Significant increase in cache to cache data transfer

Vinay_Y_ · ‎10-12-2017

Hi All,

I am working on low latency software where I need to transfer data between cores very fast. I was exploring these two machine with intel mlc too.

I ran exactly this command on both machine
sudo ./mlc -e -r -c3 -i2 -l128 --c2c_latency

and following are the results for different CPUs

[CPU 1]
Intel(R) Xeon(R) Gold 6144 CPU @ 3.50GHz
No of numa node = 1
uname -a
Linux cresco31 4.4.87-18.29-default #1 SMP Wed Sep 13 07:07:43 UTC 2017 (3e35b20) x86_64 x86_64 x86_64 GNU/Linux
sudo ./mlc -e -r -c3 -i2 -l128 --c2c_latency
Latency = 231.1 core clocks (66.0 ns)

[CPU 2]
Intel(R) Xeon(R) CPU E5-2643 v2 @ 3.50GHz
No of numa node = 1
uname -a
Linux cresco29 4.4.73-18.17-default #1 SMP Fri Jun 23 20:25:06 UTC 2017 (f462a66) x86_64 x86_64 x86_64 GNU/Linux
sudo ./mlc -e -r -c3 -i2 -l128 --c2c_latency
Latency = 157.6 core clocks (45.0 ns)

We can see that for newer CPU cache to cache latency has significantly increased.
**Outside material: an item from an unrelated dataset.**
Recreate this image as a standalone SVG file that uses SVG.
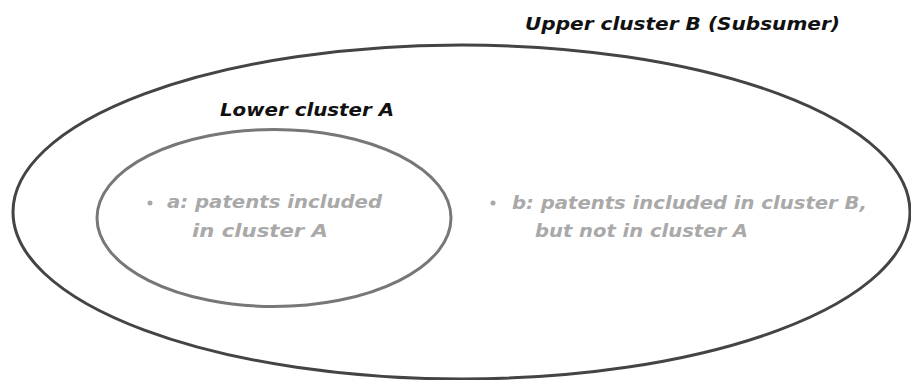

Does this means that new CPUs are slower in this regard?

Thanks

Vinay

McCalpinJohn · ‎10-16-2017

As core counts increase, designers often have to make changes that allow increased throughput but at the cost of increased latency. The Xeon E5-2643 v2 is a 6-core part built on a single ring, while the Intel Gold 6144 is built on a two-dimensional mesh, so it is not surprising that there is an increase in cache-to-cache transfer latency.

The specific numbers you show are a bit odd, and when I try this test I also get numbers that don't make any sense -- they are slow and they don't change when I change the values for the "-i" and "-c" options. (I am testing on a two-socket Xeon Platinum 8160 node -- 24 cores, 2.1 GHz nominal, 3.7 GHz max Turbo.) There may be something funny with the core bindings on the Xeon Scalable processors.
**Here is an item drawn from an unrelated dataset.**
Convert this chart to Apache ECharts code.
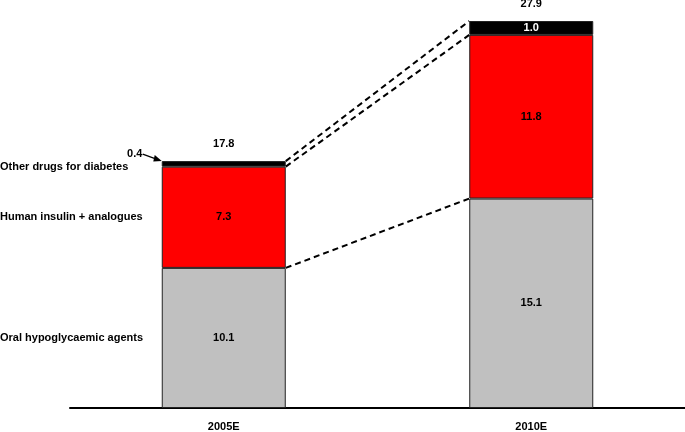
<!DOCTYPE html>
<html>
<head>
<meta charset="utf-8">
<script src="https://cdn.jsdelivr.net/npm/echarts@6/dist/echarts.min.js"></script>
<style>
  html, body { margin: 0; padding: 0; background: #fff; }
  #chart { width: 685px; height: 432px; }
</style>
</head>
<body>
<div id="chart"></div>
<script>
// data
const categories = ['2005E', '2010E']
const seriesNames = ['Oral hypoglycaemic agents', 'Human insulin + analogues', 'Other drugs for diabetes']
const oralValues = [10.1, 15.1]
const insulinValues = [7.3, 11.8]
const otherValues = [0.4, 1.0]
const totals = [17.8, 27.9]

const barWidth = 124
const font = 'bold 11px "Liberation Sans", Arial, sans-serif'

// cumulative tops of each segment per category
const stackTops = categories.map((c, i) => [
  oralValues[i],
  oralValues[i] + insulinValues[i],
  totals[i]
])

const chart = echarts.init(document.getElementById('chart'))

function renderNotes (params, api) {
  const half = barWidth / 2
  const children = []
  // dashed connectors between the two bars
  for (let k = 0; k < 3; k++) {
    const a = api.coord([0, stackTops[0][k]])
    const b = api.coord([1, stackTops[1][k]])
    children.push({
      type: 'line',
      shape: { x1: a[0] + half, y1: a[1], x2: b[0] - half, y2: b[1] },
      style: { stroke: '#000', lineWidth: 2, lineDash: [6, 4] }
    })
  }
  // totals above bars
  categories.forEach((c, i) => {
    const p = api.coord([i, totals[i]])
    children.push({
      type: 'text',
      style: { text: totals[i].toFixed(1), x: p[0], y: p[1] - 17, font: font, fill: '#000', align: 'center', verticalAlign: 'middle' }
    })
  })
  // series names on the left, level with the 2005E segments
  const mids = [
    api.coord([0, stackTops[0][0] / 2]),
    api.coord([0, (stackTops[0][0] + stackTops[0][1]) / 2]),
    api.coord([0, stackTops[0][1]])
  ]
  seriesNames.forEach((name, k) => {
    children.push({
      type: 'text',
      style: { text: name, x: 0, y: mids[k][1], font: font, fill: '#000', align: 'left', verticalAlign: 'middle' }
    })
  })
  // small 2005E "other" value with arrow
  const top0 = api.coord([0, totals[0]])
  const tip = [top0[0] - half, top0[1]]
  const tail = [tip[0] - 19, tip[1] - 7]
  children.push({
    type: 'line',
    shape: { x1: tail[0], y1: tail[1], x2: tip[0] - 4, y2: tip[1] - 1.5 },
    style: { stroke: '#000', lineWidth: 1.2 }
  })
  children.push({
    type: 'polygon',
    shape: { points: [[tip[0], tip[1]], [tip[0] - 7, tip[1] - 6], [tip[0] - 8.5, tip[1] + 0.5]] },
    style: { fill: '#000' }
  })
  children.push({
    type: 'text',
    style: { text: otherValues[0].toFixed(1), x: tip[0] - 27, y: tip[1] - 7, font: font, fill: '#000', align: 'center', verticalAlign: 'middle' }
  })
  return { type: 'group', children: children }
}

const segLabel = {
  show: true,
  position: 'inside',
  color: '#000',
  fontWeight: 'bold',
  fontSize: 11,
  fontFamily: '"Liberation Sans", Arial, sans-serif',
  formatter: p => p.value.toFixed(1)
}

chart.setOption({
  animation: false,
  grid: { left: 70, right: 0, top: 21, bottom: 21, containLabel: false },
  xAxis: {
    type: 'category',
    data: categories,
    axisLine: { lineStyle: { color: '#000', width: 2 } },
    axisTick: { show: false },
    axisLabel: {
      color: '#000',
      fontWeight: 'bold',
      fontSize: 11,
      fontFamily: '"Liberation Sans", Arial, sans-serif',
      margin: 13
    }
  },
  yAxis: {
    type: 'value',
    min: 0,
    max: Math.max(...totals),
    show: false
  },
  series: [
    {
      name: seriesNames[0],
      type: 'bar',
      stack: 'total',
      barWidth: barWidth,
      data: oralValues,
      itemStyle: { color: '#c0c0c0', borderColor: '#222', borderWidth: 1 },
      label: segLabel
    },
    {
      name: seriesNames[1],
      type: 'bar',
      stack: 'total',
      barWidth: barWidth,
      data: insulinValues,
      itemStyle: { color: '#ff0000', borderColor: '#222', borderWidth: 1 },
      label: segLabel
    },
    {
      name: seriesNames[2],
      type: 'bar',
      stack: 'total',
      barWidth: barWidth,
      data: otherValues.map((v, i) => ({
        value: v,
        label: { show: i > 0 }
      })),
      itemStyle: { color: '#000', borderColor: '#222', borderWidth: 1 },
      label: Object.assign({}, segLabel, { color: '#fff' })
    },
    {
      type: 'custom',
      silent: true,
      clip: false,
      z: 10,
      data: [[0, 0]],
      renderItem: renderNotes
    }
  ]
})
</script>
</body>
</html>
The default version of the command "sudo ./mlc --c2c_latency" gives more reasonable results:

# ./mlc --c2c_latency
Intel(R) Memory Latency Checker - v3.4
Command line parameters: --c2c_latency

Measuring cache-to-cache transfer latency (in ns)...
Local Socket L2->L2 HIT latency   48.3
Local Socket L2->L2 HITM latency   48.3
Remote Socket L2->L2 HITM latency (data address homed in writer socket)
           Reader Numa Node
Writer Numa Node     0         1
            0         -   112.2
            1   113.1         -
Remote Socket L2->L2 HITM latency (data address homed in reader socket)
           Reader Numa Node
Writer Numa Node     0         1
            0         -   177.9
            1   181.2         -

Vinay_Y_ · ‎10-17-2017

Thanks John, for your response. When I run just basic command ./mlc --c2c_latency. Then I get 13.5ns but I have doubt on this number because as I add -r option means (./mlc -r --c2c_latency) then latency again becomes 66ns. So it is still confusing how there is this much difference.

Just to let you know about the problem I working on. We have a set of heavy calculations. So I am trying to create a 3 stage pipeline on cpu by dividing calculation in multiple stages. In this pipeline, only 128 bytes are send to next cpu for next set of calculation. So its like single producer/consumer.

When I measured time, on older cpu it was data transfer was taking 16% of overall calculation but on new cpu this time has become 25% which is causing all the problem. Any Ideas?